Yin yang shows us how celebrating differences can lead to harmony. If you release attachment to wanting to be right, these differences can be intriguing and expand your point-of-view. In his book, “Yin & Yang: Understanding the Chinese Philosophy,” Martin Palmer explains how “Balance comes from handling conflict and tension.” Like a brainstorm session, friends feel safe enough to throw out original ideas, disagree and reveal their true selves. Embrace healthy tension… it gives way to breakthroughs that spiral into growth. 

 

Choose Your Tribe

It can seem like friendships just happened when you weren’t looking; that’s the illusion lack of awareness creates. Even if they occurred on a subtle level, there were always choices and actions. So be mindful. Decide what kinds of souls you’d like to surround yourself with. Then notice if those were the people you’ve previously gravitated to. If not, think about why. Become curious… Remember, when you spend time with a person you absorb more than just their words. So pay attention to the energy that different folks radiate. Think about qualities you’d like to develop and those you want to shed. Then as you seek out new friendships, be brave.
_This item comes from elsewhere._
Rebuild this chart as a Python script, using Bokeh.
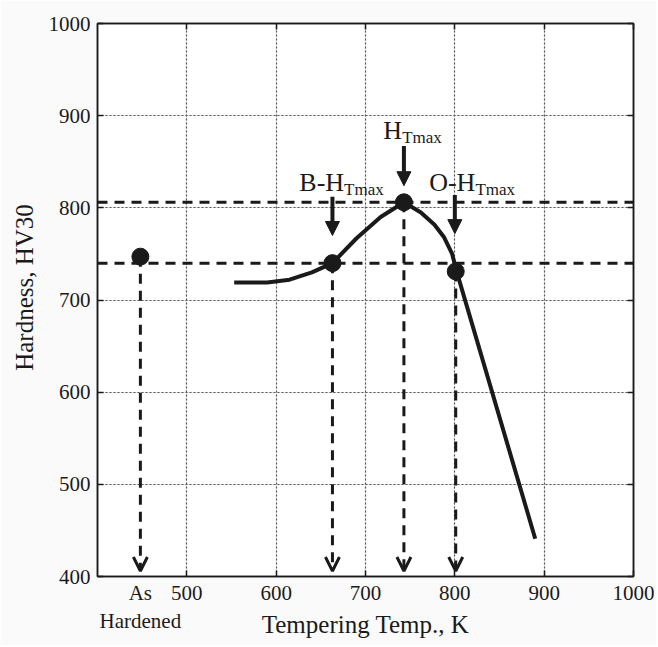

Instead of clinging to similar personality types, explore interactions with those who appear vastly different. Without expectations, simply see where the experiences take you.

 

The Gift of Listening 

Give and take… To be a good friend and learn from one another, it’s essential to be emotionally generous with more than just your time. That means offering your friend genuine focused attention. In this day and age, that’s a truly precious commodity. Listening requires shutting off your phone and mind chatter long enough to hear not only what’s being said, but more importantly, what’s not being said and why. Without the ability to offer an open sensitive ear, you can’t ask the appropriate questions and gain true insight. So… practice listening whenever possible in a clear way. Hone your skills and share them with those you care about.

 

Embrace Your Own Dual Nature

It’s not always easy to be a good friend. You may want to be happy for someone else’s success. But it can be challenging when it brings up feelings of insecurity reflecting your own life. You may even experience joy and jealousy simultaneously. Not to worry… Those yin yang forces are not just outside, they also are within and ever-flowing. With self-awareness you can look at those parts of yourself and shine a light on them. In the words of, Lao Tzu, “When you are content to be simply yourself and don’t compete, everybody will respect you.” Once you come to terms with the roots of your feelings, it gives you freedom to decide how to channel your energy. Instead of conflicted, you are empowered to make your own positive choices.